*AIM OF THE TASK*. Exactly as written, retype the listing below, omitting the pictures.

**** SUPPLIED INFORMATION

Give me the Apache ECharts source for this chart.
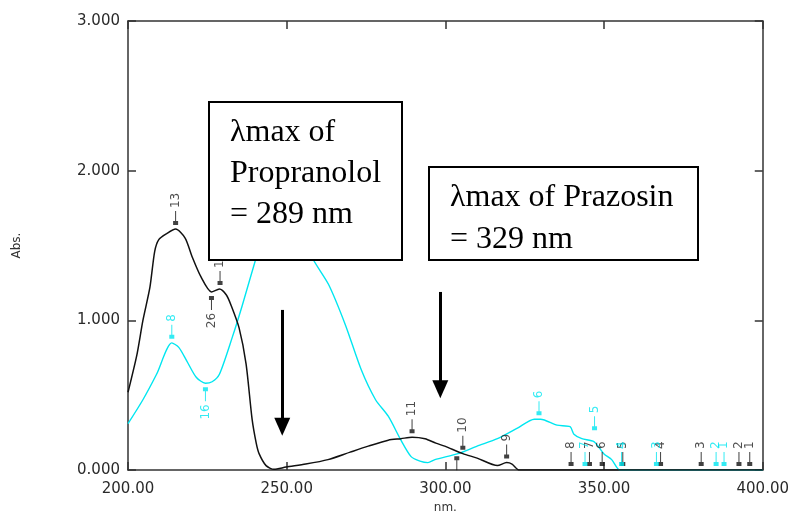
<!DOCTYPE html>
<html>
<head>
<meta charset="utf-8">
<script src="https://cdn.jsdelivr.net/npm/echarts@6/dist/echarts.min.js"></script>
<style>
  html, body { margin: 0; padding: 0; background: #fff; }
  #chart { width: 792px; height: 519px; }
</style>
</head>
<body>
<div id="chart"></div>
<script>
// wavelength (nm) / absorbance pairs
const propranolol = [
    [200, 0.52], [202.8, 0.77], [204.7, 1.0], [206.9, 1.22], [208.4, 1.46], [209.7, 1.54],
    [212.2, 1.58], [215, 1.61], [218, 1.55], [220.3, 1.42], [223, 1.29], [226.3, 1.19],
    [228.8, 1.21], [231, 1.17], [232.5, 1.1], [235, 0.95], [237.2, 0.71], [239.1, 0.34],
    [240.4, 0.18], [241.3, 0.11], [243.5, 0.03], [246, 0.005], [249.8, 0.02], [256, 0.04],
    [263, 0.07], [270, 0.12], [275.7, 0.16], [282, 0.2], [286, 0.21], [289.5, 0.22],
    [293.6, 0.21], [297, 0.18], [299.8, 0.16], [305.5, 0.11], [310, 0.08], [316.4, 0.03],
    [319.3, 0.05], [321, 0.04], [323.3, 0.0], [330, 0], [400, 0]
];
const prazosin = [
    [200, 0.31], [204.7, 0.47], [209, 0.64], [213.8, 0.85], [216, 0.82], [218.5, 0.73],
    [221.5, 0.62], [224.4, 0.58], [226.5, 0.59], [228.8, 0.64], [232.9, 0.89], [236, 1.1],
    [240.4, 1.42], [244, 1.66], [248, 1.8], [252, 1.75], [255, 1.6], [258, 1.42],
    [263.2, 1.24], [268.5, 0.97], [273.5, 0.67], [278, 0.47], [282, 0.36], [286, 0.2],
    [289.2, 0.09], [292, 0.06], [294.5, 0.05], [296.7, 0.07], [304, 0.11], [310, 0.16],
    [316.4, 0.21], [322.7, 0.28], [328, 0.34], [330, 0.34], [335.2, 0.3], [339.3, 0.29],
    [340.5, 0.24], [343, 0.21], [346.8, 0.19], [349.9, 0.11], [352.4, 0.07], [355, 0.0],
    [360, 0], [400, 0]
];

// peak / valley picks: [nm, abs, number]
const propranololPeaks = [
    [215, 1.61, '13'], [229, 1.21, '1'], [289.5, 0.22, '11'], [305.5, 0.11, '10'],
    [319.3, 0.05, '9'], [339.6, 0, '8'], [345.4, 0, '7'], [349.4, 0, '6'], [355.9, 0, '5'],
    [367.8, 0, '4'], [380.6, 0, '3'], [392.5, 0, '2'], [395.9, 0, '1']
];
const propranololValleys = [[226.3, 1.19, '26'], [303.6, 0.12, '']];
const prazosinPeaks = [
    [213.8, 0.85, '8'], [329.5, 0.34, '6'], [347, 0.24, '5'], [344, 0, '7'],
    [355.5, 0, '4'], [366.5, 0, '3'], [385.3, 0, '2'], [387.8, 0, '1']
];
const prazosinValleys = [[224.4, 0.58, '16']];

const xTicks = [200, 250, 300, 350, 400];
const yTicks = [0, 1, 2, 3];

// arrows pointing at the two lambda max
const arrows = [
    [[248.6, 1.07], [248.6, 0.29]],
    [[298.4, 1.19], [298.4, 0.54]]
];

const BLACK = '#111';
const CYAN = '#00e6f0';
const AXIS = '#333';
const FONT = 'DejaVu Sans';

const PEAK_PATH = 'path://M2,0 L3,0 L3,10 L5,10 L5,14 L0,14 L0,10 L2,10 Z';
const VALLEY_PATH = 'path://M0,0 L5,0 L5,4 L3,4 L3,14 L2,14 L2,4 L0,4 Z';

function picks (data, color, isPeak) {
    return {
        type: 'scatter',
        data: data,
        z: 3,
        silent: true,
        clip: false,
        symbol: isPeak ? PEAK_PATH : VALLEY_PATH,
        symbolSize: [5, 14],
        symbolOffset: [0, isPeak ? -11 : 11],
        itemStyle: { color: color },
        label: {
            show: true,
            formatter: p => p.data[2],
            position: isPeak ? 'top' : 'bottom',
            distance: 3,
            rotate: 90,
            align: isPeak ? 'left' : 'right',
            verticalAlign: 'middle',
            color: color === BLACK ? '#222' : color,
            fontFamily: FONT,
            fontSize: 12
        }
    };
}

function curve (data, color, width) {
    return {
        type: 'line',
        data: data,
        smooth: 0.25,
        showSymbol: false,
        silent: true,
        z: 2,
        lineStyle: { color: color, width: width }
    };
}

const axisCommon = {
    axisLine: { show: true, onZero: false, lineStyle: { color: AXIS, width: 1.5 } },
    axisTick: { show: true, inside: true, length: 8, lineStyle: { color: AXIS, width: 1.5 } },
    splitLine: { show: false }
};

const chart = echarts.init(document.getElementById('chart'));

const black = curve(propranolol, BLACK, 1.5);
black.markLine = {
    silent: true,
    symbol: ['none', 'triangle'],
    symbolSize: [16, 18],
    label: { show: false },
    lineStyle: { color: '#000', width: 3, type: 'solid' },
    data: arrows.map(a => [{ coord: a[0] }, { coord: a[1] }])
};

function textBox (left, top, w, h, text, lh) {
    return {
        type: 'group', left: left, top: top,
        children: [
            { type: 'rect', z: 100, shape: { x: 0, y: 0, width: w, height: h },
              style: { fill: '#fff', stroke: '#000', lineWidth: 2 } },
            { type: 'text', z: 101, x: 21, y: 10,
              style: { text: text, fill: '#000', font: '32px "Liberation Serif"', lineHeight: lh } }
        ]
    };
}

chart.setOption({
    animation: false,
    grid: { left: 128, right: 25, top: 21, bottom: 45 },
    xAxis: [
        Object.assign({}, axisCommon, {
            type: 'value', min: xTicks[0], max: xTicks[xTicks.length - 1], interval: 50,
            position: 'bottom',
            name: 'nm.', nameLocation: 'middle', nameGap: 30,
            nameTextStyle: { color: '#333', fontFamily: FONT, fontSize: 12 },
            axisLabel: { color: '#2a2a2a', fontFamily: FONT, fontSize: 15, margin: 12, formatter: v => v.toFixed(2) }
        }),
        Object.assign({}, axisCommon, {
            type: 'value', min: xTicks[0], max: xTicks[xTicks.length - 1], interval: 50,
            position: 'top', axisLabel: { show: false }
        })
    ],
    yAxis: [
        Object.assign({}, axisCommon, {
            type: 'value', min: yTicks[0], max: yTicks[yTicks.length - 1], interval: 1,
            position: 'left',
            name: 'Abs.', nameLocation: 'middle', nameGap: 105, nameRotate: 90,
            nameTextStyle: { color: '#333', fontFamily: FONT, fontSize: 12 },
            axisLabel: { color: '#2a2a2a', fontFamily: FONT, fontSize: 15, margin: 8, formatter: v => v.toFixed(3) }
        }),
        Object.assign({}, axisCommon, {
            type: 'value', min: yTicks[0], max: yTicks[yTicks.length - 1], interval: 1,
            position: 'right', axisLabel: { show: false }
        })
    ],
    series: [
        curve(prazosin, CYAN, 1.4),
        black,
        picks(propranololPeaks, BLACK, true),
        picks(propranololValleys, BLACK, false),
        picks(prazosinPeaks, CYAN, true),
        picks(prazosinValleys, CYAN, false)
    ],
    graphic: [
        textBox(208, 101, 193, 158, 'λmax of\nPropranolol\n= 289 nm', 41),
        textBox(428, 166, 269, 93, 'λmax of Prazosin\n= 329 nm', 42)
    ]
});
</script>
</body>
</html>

********

*SOLUTION*.
Give me the Apache ECharts source for this chart.
<!DOCTYPE html>
<html>
<head>
<meta charset="utf-8">
<script src="https://cdn.jsdelivr.net/npm/echarts@6/dist/echarts.min.js"></script>
<style>
  html, body { margin: 0; padding: 0; background: #fff; }
  #chart { width: 792px; height: 519px; }
</style>
</head>
<body>
<div id="chart"></div>
<script>
// wavelength (nm) / absorbance pairs
const propranolol = [
    [200, 0.52], [202.8, 0.77], [204.7, 1.0], [206.9, 1.22], [208.4, 1.46], [209.7, 1.54],
    [212.2, 1.58], [215, 1.61], [218, 1.55], [220.3, 1.42], [223, 1.29], [226.3, 1.19],
    [228.8, 1.21], [231, 1.17], [232.5, 1.1], [235, 0.95], [237.2, 0.71], [239.1, 0.34],
    [240.4, 0.18], [241.3, 0.11], [243.5, 0.03], [246, 0.005], [249.8, 0.02], [256, 0.04],
    [263, 0.07], [270, 0.12], [275.7, 0.16], [282, 0.2], [286, 0.21], [289.5, 0.22],
    [293.6, 0.21], [297, 0.18], [299.8, 0.16], [305.5, 0.11], [310, 0.08], [316.4, 0.03],
    [319.3, 0.05], [321, 0.04], [323.3, 0.0], [330, 0], [400, 0]
];
const prazosin = [
    [200, 0.31], [204.7, 0.47], [209, 0.64], [213.8, 0.85], [216, 0.82], [218.5, 0.73],
    [221.5, 0.62], [224.4, 0.58], [226.5, 0.59], [228.8, 0.64], [232.9, 0.89], [236, 1.1],
    [240.4, 1.42], [244, 1.66], [248, 1.8], [252, 1.75], [255, 1.6], [258, 1.42],
    [263.2, 1.24], [268.5, 0.97], [273.5, 0.67], [278, 0.47], [282, 0.36], [286, 0.2],
    [289.2, 0.09], [292, 0.06], [294.5, 0.05], [296.7, 0.07], [304, 0.11], [310, 0.16],
    [316.4, 0.21], [322.7, 0.28], [328, 0.34], [330, 0.34], [335.2, 0.3], [339.3, 0.29],
    [340.5, 0.24], [343, 0.21], [346.8, 0.19], [349.9, 0.11], [352.4, 0.07], [355, 0.0],
    [360, 0], [400, 0]
];

// peak / valley picks: [nm, abs, number]
const propranololPeaks = [
    [215, 1.61, '13'], [229, 1.21, '1'], [289.5, 0.22, '11'], [305.5, 0.11, '10'],
    [319.3, 0.05, '9'], [339.6, 0, '8'], [345.4, 0, '7'], [349.4, 0, '6'], [355.9, 0, '5'],
    [367.8, 0, '4'], [380.6, 0, '3'], [392.5, 0, '2'], [395.9, 0, '1']
];
const propranololValleys = [[226.3, 1.19, '26'], [303.6, 0.12, '']];
const prazosinPeaks = [
    [213.8, 0.85, '8'], [329.5, 0.34, '6'], [347, 0.24, '5'], [344, 0, '7'],
    [355.5, 0, '4'], [366.5, 0, '3'], [385.3, 0, '2'], [387.8, 0, '1']
];
const prazosinValleys = [[224.4, 0.58, '16']];

const xTicks = [200, 250, 300, 350, 400];
const yTicks = [0, 1, 2, 3];

// arrows pointing at the two lambda max
const arrows = [
    [[248.6, 1.07], [248.6, 0.29]],
    [[298.4, 1.19], [298.4, 0.54]]
];

const BLACK = '#111';
const CYAN = '#00e6f0';
const AXIS = '#333';
const FONT = 'DejaVu Sans';

const PEAK_PATH = 'path://M2,0 L3,0 L3,10 L5,10 L5,14 L0,14 L0,10 L2,10 Z';
const VALLEY_PATH = 'path://M0,0 L5,0 L5,4 L3,4 L3,14 L2,14 L2,4 L0,4 Z';

function picks (data, color, isPeak) {
    return {
        type: 'scatter',
        data: data,
        z: 3,
        silent: true,
        clip: false,
        symbol: isPeak ? PEAK_PATH : VALLEY_PATH,
        symbolSize: [5, 14],
        symbolOffset: [0, isPeak ? -11 : 11],
        itemStyle: { color: color },
        label: {
            show: true,
            formatter: p => p.data[2],
            position: isPeak ? 'top' : 'bottom',
            distance: 3,
            rotate: 90,
            align: isPeak ? 'left' : 'right',
            verticalAlign: 'middle',
            color: color === BLACK ? '#222' : color,
            fontFamily: FONT,
            fontSize: 12
        }
    };
}

function curve (data, color, width) {
    return {
        type: 'line',
        data: data,
        smooth: 0.25,
        showSymbol: false,
        silent: true,
        z: 2,
        lineStyle: { color: color, width: width }
    };
}

const axisCommon = {
    axisLine: { show: true, onZero: false, lineStyle: { color: AXIS, width: 1.5 } },
    axisTick: { show: true, inside: true, length: 8, lineStyle: { color: AXIS, width: 1.5 } },
    splitLine: { show: false }
};

const chart = echarts.init(document.getElementById('chart'));

const black = curve(propranolol, BLACK, 1.5);
black.markLine = {
    silent: true,
    symbol: ['none', 'triangle'],
    symbolSize: [16, 18],
    label: { show: false },
    lineStyle: { color: '#000', width: 3, type: 'solid' },
    data: arrows.map(a => [{ coord: a[0] }, { coord: a[1] }])
};

function textBox (left, top, w, h, text, lh) {
    return {
        type: 'group', left: left, top: top,
        children: [
            { type: 'rect', z: 100, shape: { x: 0, y: 0, width: w, height: h },
              style: { fill: '#fff', stroke: '#000', lineWidth: 2 } },
            { type: 'text', z: 101, x: 21, y: 10,
              style: { text: text, fill: '#000', font: '32px "Liberation Serif"', lineHeight: lh } }
        ]
    };
}

chart.setOption({
    animation: false,
    grid: { left: 128, right: 25, top: 21, bottom: 45 },
    xAxis: [
        Object.assign({}, axisCommon, {
            type: 'value', min: xTicks[0], max: xTicks[xTicks.length - 1], interval: 50,
            position: 'bottom',
            name: 'nm.', nameLocation: 'middle', nameGap: 30,
            nameTextStyle: { color: '#333', fontFamily: FONT, fontSize: 12 },
            axisLabel: { color: '#2a2a2a', fontFamily: FONT, fontSize: 15, margin: 12, formatter: v => v.toFixed(2) }
        }),
        Object.assign({}, axisCommon, {
            type: 'value', min: xTicks[0], max: xTicks[xTicks.length - 1], interval: 50,
            position: 'top', axisLabel: { show: false }
        })
    ],
    yAxis: [
        Object.assign({}, axisCommon, {
            type: 'value', min: yTicks[0], max: yTicks[yTicks.length - 1], interval: 1,
            position: 'left',
            name: 'Abs.', nameLocation: 'middle', nameGap: 105, nameRotate: 90,
            nameTextStyle: { color: '#333', fontFamily: FONT, fontSize: 12 },
            axisLabel: { color: '#2a2a2a', fontFamily: FONT, fontSize: 15, margin: 8, formatter: v => v.toFixed(3) }
        }),
        Object.assign({}, axisCommon, {
            type: 'value', min: yTicks[0], max: yTicks[yTicks.length - 1], interval: 1,
            position: 'right', axisLabel: { show: false }
        })
    ],
    series: [
        curve(prazosin, CYAN, 1.4),
        black,
        picks(propranololPeaks, BLACK, true),
        picks(propranololValleys, BLACK, false),
        picks(prazosinPeaks, CYAN, true),
        picks(prazosinValleys, CYAN, false)
    ],
    graphic: [
        textBox(208, 101, 193, 158, 'λmax of\nPropranolol\n= 289 nm', 41),
        textBox(428, 166, 269, 93, 'λmax of Prazosin\n= 329 nm', 42)
    ]
});
</script>
</body>
</html>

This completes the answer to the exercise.